Ex-Russian spy won't testify in UK nerve agent death: 'Overwhelming' risk
Published 8:36 a.m. ET Oct. 1, 2024
Sergei and Yulia Skripal, a former Russian double agent and his daughter, who survived being poisoned with nerve agent in 2018, will not testify at an inquiry into the related death of a British woman to protect them from another attack, a U.K. judge ruled last week.
The Skripals would be at an "overwhelming risk" of a "physical attack" if they spoke at the upcoming probe into Dawn Sturgess' death, Anthony Hughes, Lord of Ombersley and the lead judge in the inquiry, wrote.
"There is every reason to be satisfied that an attack similar to that which appears to have taken place in 2018 remains a real risk, either at the hands of persons with the same interest as the 2018 attackers, or via others interested in supporting the same supposed aim, if either Sergei or Yulia can be identified and their current whereabouts discovered," Omberly ruled Sept. 23.

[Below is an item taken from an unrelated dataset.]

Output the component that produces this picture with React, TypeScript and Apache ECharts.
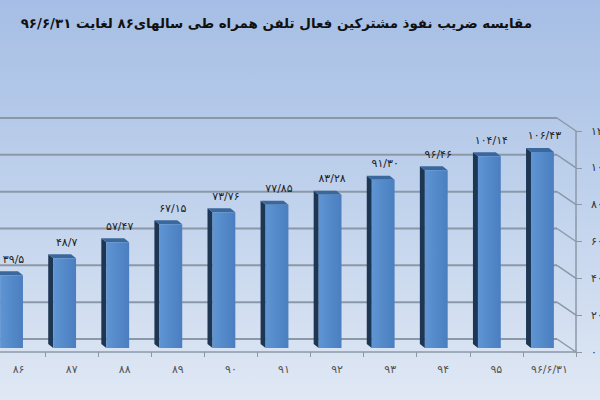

Sturgess, a 44-year-old mother of three, died three months after the Skripals were found unconscious on a park bench.
Her partner had found and given her a discarded perfume bottle believed to have held the Russian nerve agent.
British authorities later charged two suspected Russian agents with conspiring to murder the Skripals.
Sturgess' family had requested the testimony of the Skripals, believed to be victims of Novichok, the same Soviet-made nerve agent that killed Sturgess in July of 2018.
But the Skripals asked not to be called due to their "risk of physical danger."
Hughes concurred – if the two were seen or their voices were heard, they could be recognized and identified through social or other media, making the risk of attack "not properly controllable," he wrote.
What happened to Sergei and Yulia Skripal?
Sergei Skripal, 73, is a former colonel in Russia's Military Intelligence Service convicted in 2006 of acting as a double agent and sneaking the identities of other Russian agents to MI6, Britain's spy service.
Russian prosecutors said Skripal collected $100,000 from British intelligence over the course of a decade for handing over code names, addresses and other secret information about Russian spies working undercover across Europe.
In 2010, Russia freed him along with three other prisoners in exchange for ten Russian sleeper agents held in the U.S. Yulia Skripal moved from Russia to London the same year, but later moved back to Moscow.